Cuanto más importante sea la causa, mayor probabilidad tiene de verse torpedeada por una defensa de ruptura. José Castro las padeció de todos los colores, a punto de ser descuartizado y con el vértice más operático en la célebre portada publicada hace cuatro años por ABC. El juez tomaba un café con Virginia López Negrete, abogada de la acusación popular de Manos Limpias. Por supuesto, el magistrado mallorquín de teflón se desembarazó con su blindaje habitual de una andanada que hubiera hecho tambalearse a un profesional menos curtido.

Los gobernantes no se fían de sus abogados ni para ejercer la defensa de ruptura. Han sido campeones en el arte de tomarse la justicia por su mano. Ahí está por ejemplo Maria Antònia Munar personándose en la Audiencia días antes de su juicio por corrupción, y demandando ser recibida por el magistrado Diego Gómez Reino que iba a presidir el tribunal y a condenarla. Genio y figura, desde su dominante "he venido a explicarle al juez".

Jaume Matas también creyó ser el mejor abogado de sí mismo, al ponerse en manos de Jordi Évole y agravar su situación en el caso Infanta. Sobre todo, ejerció en persona la defensa de ruptura cuando todavía era ministro de Medio Ambiente de Aznar.

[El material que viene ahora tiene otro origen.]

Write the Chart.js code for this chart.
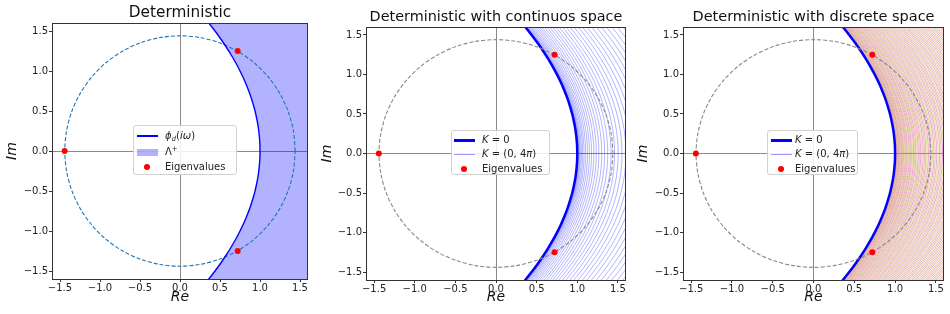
<!DOCTYPE html>
<html>
<head>
<meta charset="utf-8">
<script src="https://cdn.jsdelivr.net/npm/chart.js@4.4.1/dist/chart.umd.min.js"></script>
<style>
  html, body { margin:0; padding:0; background:#fff; }
  body { width:950px; height:314px; position:relative; overflow:hidden; font-family:"DejaVu Sans", sans-serif; }
  canvas { position:absolute; top:0; }
  .leg { position:absolute; background:rgba(255,255,255,0.85); border:1px solid #d0d0d0; border-radius:3px; box-sizing:border-box; font-size:10px; color:#222; z-index:5; }
  .row { position:absolute; left:0; right:0; height:12px; }
  .sw { position:absolute; display:block; top:50%; }
  .tx { position:absolute; top:0; line-height:12px; white-space:nowrap; }
  .tx sub { font-size:7px; vertical-align:-2px; line-height:0; }
  .tx sup { font-size:7px; vertical-align:4px; line-height:0; }
</style>
</head>
<body>
<canvas id="c1" width="316" height="314" style="left:0px"></canvas>
<canvas id="c2" width="316" height="314" style="left:316px"></canvas>
<canvas id="c3" width="318" height="314" style="left:632px"></canvas>

<div class="leg" style="left:133px;top:125px;width:104px;height:50px">
  <div class="row" style="top:4px"><span class="sw" style="left:3px;width:21px;height:1.5px;margin-top:-1px;background:#0000ff"></span><span class="tx" style="left:31px"><i>ϕ</i><sub><i>d</i></sub>(<i>iω</i>)</span></div>
  <div class="row" style="top:20px"><span class="sw" style="left:3px;width:21px;height:7px;margin-top:-3.5px;background:rgba(0,0,255,0.3)"></span><span class="tx" style="left:31px">Λ<sup>+</sup></span></div>
  <div class="row" style="top:35px"><span class="sw" style="left:10px;width:6px;height:6px;margin-top:-3px;border-radius:50%;background:#ff0000"></span><span class="tx" style="left:31px">Eigenvalues</span></div>
</div>
<div class="leg" style="left:451px;top:130px;width:99px;height:45px">
  <div class="row" style="top:3px"><span class="sw" style="left:2px;width:21px;height:2.5px;margin-top:-1px;background:#0000ff"></span><span class="tx" style="left:30px"><i>K</i> = 0</span></div>
  <div class="row" style="top:17px"><span class="sw" style="left:2px;width:21px;height:1px;background:rgba(0,0,255,0.4)"></span><span class="tx" style="left:30px"><i>K</i> = (0, 4<i>π</i>)</span></div>
  <div class="row" style="top:32px"><span class="sw" style="left:9px;width:6px;height:6px;margin-top:-3px;border-radius:50%;background:#ff0000"></span><span class="tx" style="left:30px">Eigenvalues</span></div>
</div>
<div class="leg" style="left:767px;top:130px;width:91px;height:45px">
  <div class="row" style="top:3px"><span class="sw" style="left:3px;width:21px;height:2.5px;margin-top:-1px;background:#0000ff"></span><span class="tx" style="left:27px"><i>K</i> = 0</span></div>
  <div class="row" style="top:17px"><span class="sw" style="left:3px;width:21px;height:1px;background:rgba(0,0,255,0.4)"></span><span class="tx" style="left:27px"><i>K</i> = (0, 4<i>π</i>)</span></div>
  <div class="row" style="top:32px"><span class="sw" style="left:10px;width:6px;height:6px;margin-top:-3px;border-radius:50%;background:#ff0000"></span><span class="tx" style="left:27px">Eigenvalues</span></div>
</div>

<script>
// ---------- data ----------
const axisMin = -1.6;
const axisMax = 1.6;
const tickValues = [-1.5, -1.0, -0.5, 0, 0.5, 1.0, 1.5];
const tickLabels = ['\u22121.5', '\u22121.0', '\u22120.5', '0.0', '0.5', '1.0', '1.5'];

const panelTitles = ['Deterministic', 'Deterministic with continuos space', 'Deterministic with discrete space'];

// boundary curve phi_d(i*omega) (K = 0)
const curveIm = [-1.8,-1.7,-1.6,-1.5,-1.4,-1.3,-1.2,-1.1,-1.0,-0.9,-0.8,-0.7,-0.6,-0.5,-0.4,-0.3,-0.2,-0.1,0,
                 0.1,0.2,0.3,0.4,0.5,0.6,0.7,0.8,0.9,1.0,1.1,1.2,1.3,1.4,1.5,1.6,1.7,1.8];
const curveRe = [0.190,0.278,0.360,0.438,0.510,0.578,0.640,0.698,0.750,0.798,0.840,0.878,0.910,0.938,0.960,0.978,0.990,0.998,1.000,
                 0.998,0.990,0.978,0.960,0.938,0.910,0.878,0.840,0.798,0.750,0.698,0.640,0.578,0.510,0.438,0.360,0.278,0.190];

// dashed circle through the eigenvalues
const circleRe = [1.440,1.418,1.353,1.247,1.103,0.926,0.720,0.493,0.250,0.000,-0.250,-0.493,-0.720,-0.926,-1.103,-1.247,-1.353,-1.418,
                  -1.440,-1.418,-1.353,-1.247,-1.103,-0.926,-0.720,-0.493,-0.250,0.000,0.250,0.493,0.720,0.926,1.103,1.247,1.353,1.418,1.440];
const circleIm = [0.000,0.250,0.493,0.720,0.926,1.103,1.247,1.353,1.418,1.440,1.418,1.353,1.247,1.103,0.926,0.720,0.493,0.250,
                  0.000,-0.250,-0.493,-0.720,-0.926,-1.103,-1.247,-1.353,-1.418,-1.440,-1.418,-1.353,-1.247,-1.103,-0.926,-0.720,-0.493,-0.250,0.000];

// eigenvalues
const eigRe = [-1.442, 0.721, 0.721];
const eigIm = [0, 1.249, -1.249];

// horizontal offsets of the K-curves (continuous space)
const contShift = [0.001,0.004,0.009,0.017,0.026,0.037,0.051,0.067,0.084,0.104,0.126,0.150,0.176,0.204,0.234,0.266,0.301,0.337,
                   0.375,0.416,0.459,0.503,0.550,0.599,0.650,0.703,0.758,0.815,0.875,0.936,0.999,1.065,1.133,1.202,1.274];

// horizontal offsets of the K-curves (discrete space)
const discShift = [0.003,0.007,0.013,0.020,0.027,0.035,0.043,0.052,0.061,0.071,0.081,0.091,0.102,0.113,0.125,0.137,0.149,0.161,
                   0.174,0.187,0.200,0.213,0.227,0.241,0.255,0.270,0.284,0.299,0.314,0.330,0.345,0.361,0.377,0.393,0.409,0.426,
                   0.442,0.459,0.476,0.493,0.511,0.528,0.546,0.564,0.582,0.600,0.618,0.637,0.655,0.674,0.693,0.712,0.731,0.751,
                   0.770,0.790,0.809,0.829,0.849,0.869,0.890,0.910,0.930,0.951,0.972,0.993,1.014,1.035,1.056,1.077,1.099,1.120,
                   1.142,1.164,1.186,1.208,1.230,1.252,1.275,1.300];

// ---------- helpers ----------
Chart.defaults.font.family = '"DejaVu Sans", sans-serif';
Chart.defaults.color = '#222';

function pts(re, im, shift) {
  shift = shift || 0;
  return re.map((x, i) => ({ x: x + shift, y: im[i] }));
}

const discColors = ['rgba(227,119,194,0.75)', 'rgba(188,189,34,0.55)', 'rgba(222,110,150,0.65)', 'rgba(205,150,90,0.6)'];

const framePlugin = {
  id: 'frame',
  afterDatasetsDraw(chart) {
    const a = chart.chartArea, ctx = chart.ctx;
    ctx.save();
    ctx.strokeStyle = '#333';
    ctx.lineWidth = 1;
    ctx.strokeRect(Math.round(a.left) + 0.5, Math.round(a.top) + 0.5,
                   Math.round(a.right) - Math.round(a.left) - 1, Math.round(a.bottom) - Math.round(a.top));
    ctx.restore();
  }
};

function axis(isX, titlePad, fitSize) {
  return {
    type: 'linear',
    min: axisMin,
    max: axisMax,
    afterBuildTicks: s => { s.ticks = tickValues.map(v => ({ value: v })); },
    afterFit: s => { if (isX) s.height = fitSize; else s.width = fitSize; },
    ticks: {
      autoSkip: false, maxRotation: 0, padding: isX ? 0 : 1,
      font: { size: 10 }, color: '#222',
      callback: v => tickLabels[tickValues.indexOf(v)]
    },
    grid: {
      color: c => (c.tick && c.tick.value === 0) ? '#8a8a8a' : 'rgba(0,0,0,0)',
      lineWidth: 1,
      tickColor: '#333',
      tickLength: 3
    },
    border: { display: false },
    title: {
      display: true, text: isX ? 'Re' : 'Im', color: '#111',
      font: { size: 14, style: 'italic' },
      padding: isX ? { top: 0, bottom: titlePad } : { top: titlePad, bottom: 0 }
    }
  };
}

function makeChart(id, p) {
  new Chart(document.getElementById(id), {
    type: 'scatter',
    data: { datasets: p.datasets },
    options: {
      responsive: false,
      animation: false,
      events: [],
      layout: { padding: { left: 0, right: p.padR, top: 0, bottom: 0 } },
      plugins: {
        legend: { display: false },
        tooltip: { enabled: false },
        title: {
          display: true, text: p.title, fullSize: false, color: '#111',
          font: { size: p.tSize, weight: 'normal', lineHeight: '20px' },
          padding: { top: p.tTop, bottom: p.tBot }
        }
      },
      scales: {
        x: axis(true, 8, p.xH),
        y: axis(false, p.yPad, p.yW)
      }
    },
    plugins: [framePlugin]
  });
}

function eigDataset() {
  return { data: pts(eigRe, eigIm), showLine: false,
           pointRadius: 3, pointBackgroundColor: '#ff0000', pointBorderWidth: 0 };
}
function circleDataset(color) {
  return { data: pts(circleRe, circleIm), showLine: true, pointRadius: 0,
           borderColor: color, borderWidth: 1.1, borderDash: [4, 2], tension: 0.3, fill: false };
}
function curveDataset(shift, color, width) {
  return { data: pts(curveRe, curveIm, shift), showLine: true, pointRadius: 0,
           borderColor: color, borderWidth: width, tension: 0.2, fill: false };
}

// ---------- panel 1 ----------
const fillPoly = pts(curveRe, curveIm);
fillPoly.push({ x: axisMax + 0.5, y: curveIm[curveIm.length - 1] });
fillPoly.push({ x: axisMax + 0.5, y: curveIm[0] });

makeChart('c1', {
  title: panelTitles[0], tSize: 15.3, padR: 8, tTop: 3, tBot: 0, xH: 35, yW: 52, yPad: 4,
  datasets: [
    eigDataset(),
    curveDataset(0, '#0000ff', 1.4),
    circleDataset('#1f77b4'),
    { data: fillPoly, showLine: true, pointRadius: 0, borderColor: 'rgba(0,0,0,0)', borderWidth: 0,
      tension: 0.01, backgroundColor: 'rgba(0,0,255,0.3)', fill: 'shape' }
  ]
});

// ---------- panel 2 ----------
const ds2 = [eigDataset(), circleDataset('#888888'), curveDataset(0, '#0000ff', 2.5)];
contShift.forEach(d => ds2.push(curveDataset(d, 'rgba(0,0,255,0.5)', 0.6)));
makeChart('c2', { title: panelTitles[1], tSize: 14.4, padR: 6, tTop: 7, tBot: 0, xH: 34, yW: 50, yPad: 3, datasets: ds2 });

// ---------- panel 3 ----------
const ds3 = [eigDataset(), circleDataset('#888888'), curveDataset(0, '#0000ff', 2.5)];
discShift.forEach((d, i) => ds3.push(curveDataset(d, discColors[i % discColors.length], 0.9)));
makeChart('c3', { title: panelTitles[2], tSize: 14.5, padR: 6, tTop: 7, tBot: 0, xH: 34, yW: 51, yPad: 3, datasets: ds3 });
</script>
</body>
</html>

Un viernes por la noche, asaltó literalmente a Antonio de Vicente Tutor, a la sazón fiscal jefe de Balears, en el supermercado de El Corte Inglés de las Avenidas. Entre reproches, el miembro del gabinete quería demostrarle en persona, al estupefacto representante del ministerio público, su inocencia en Bitel y en Operación Mapau. La vehemencia ministerial impactó en el acusador que había comparado el caso Calvià con el Watergate, pero no torció la firme voluntad de imputar. Otros tendrían que rescatar al primer Matas, y lo llevan sobre su conciencia.

Ver a todo un Colegio de Abogados embarcado en la algarada de una defensa de ruptura fue una obra coral subyugante, que demuestra el pertinaz arraigo del género en Mallorca. Con el beligerante Bartomeu Sitjar al frente, los letrados se oponían en los años noventa a que el Tribunal Superior indagara en el origen de sus minutas. El levantamiento se produjo con motivo del caso Calvià II, que el magistrado Javier Muñoz dejó en suspenso al dictar que tanto era posible que Cañellas conociera los manejos de sus subordinados del PP como que fuera ajeno a la trama. La declaración de guerra de los letrados se trasladó a la prensa. Era la enésima prueba de que la defensa de ruptura no empezó con Cursach, a falta de saber si acabará con él.